Since China’s position on Taiwan has not changed, there is no more or less pressure on the KMT government to engage in political talks than there has been since the beginning of the second Ma administration. I admit that Xi has articulated his desire for progress to achieve unification in the not so distant future with some impatience at various public occasions, and this has almost certainly been accompanied by more such speak through confidential channels. But Beijing cannot enforce it. Without substantial backing from the public for such a move, no KMT government would ever dare to start ‘talking politics’ with China for real. I say this plainly as Cole might claim the opposite.

China is an independent variable in the cross-Strait theatre. It says ‘one China’ and means a unified country under PRC sovereignty. The KMT says ‘one China’ and means the ROC. The DPP refuses to say ‘one China’ and struggles, so far unsuccessfully, for terminology that neither betrays its commitment to Taiwan independence nor its quest for power. This is, more or less, where we stood in 2008 and 2012. As we stand now, facing elections in 2016, we see a ‘war of position’ where everybody has digged in.

Gunter Schubert is Professor of Greater China Studies and director of the European Research Center on Contemporary Taiwan (ERCCT) at the University of Tübingen. He currently works at the Institute of Sociology at Academia Sinica in Taipei. Image Credit: CC by Prince Roy/Flickr


  1. Thanks for the response to my article, Gunter. You make good points which allow me to say a little more on the matter. While I agree that Xi’s predecessors also didn’t emphasize Taipei’s version of the 92 Consensus (i.e., the reference to “different interpretations”), I think we must look at the rhetoric within a changed context – that of a general hardening under Xi and a stricter adherence to 1C2S for both Taiwan and Hong Kong. In other words, I’d argue that Hu and others were more flexible on the Consensus than Xi will prove to be. Yes, they said what the CCP wanted them to say, but that’s because of who their audience was. Xi, on the other hand, has very much proved himself to be a leader who takes charge of things and sets the direction. Maybe the language is pretty much the same, but the actions will, I fear, be different, and ultimately that’s what really matters. I truly hope I’m wrong!

    1. Thanks, Michael. I do agree that the context may have changed. The major problem I have with your stance is that you suggest that Hu Jintao (and others) would have been more flexible on the ‘1992 consensus’ than his successor. But what kind of flexibility do you have in mind? At the end of the day, no Chinese leader can go along with “two different interpretations”, no matter if he is called Hu or Xi. To look at it from the Taiwanese side: No Chinese leader could force the Taiwan government to accept the narrow variant of the consensus, Xi Jinping included. Perhaps I am just a little bit more optimistic than you. I cannot see any kind of actions on the part of the Chinese government that can change Taiwan’s position. I truly hope I’m right!
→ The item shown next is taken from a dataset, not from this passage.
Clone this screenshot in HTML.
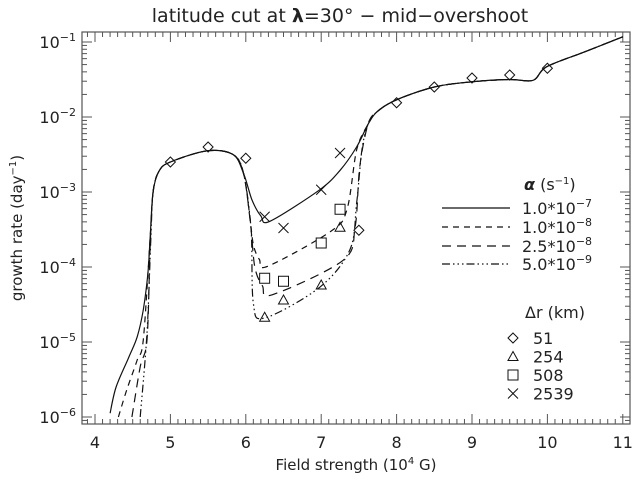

      1. The obvious way for the Chinese government to make progress on annexing Taiwan is to bet on the other stakeholders’ willingness to accept gradual changes in China’s favor in order to avoid a serious confrontation. China will try to force the DPP to accept the 1992 conensus by applying pressure through the US government and Taiwanese businesses with interests in China. Then China can pressure the KMT to again differentiate its mainland policy from the DPP.

        If the DPP budges on the one China principle the whole game moves in China’s favor.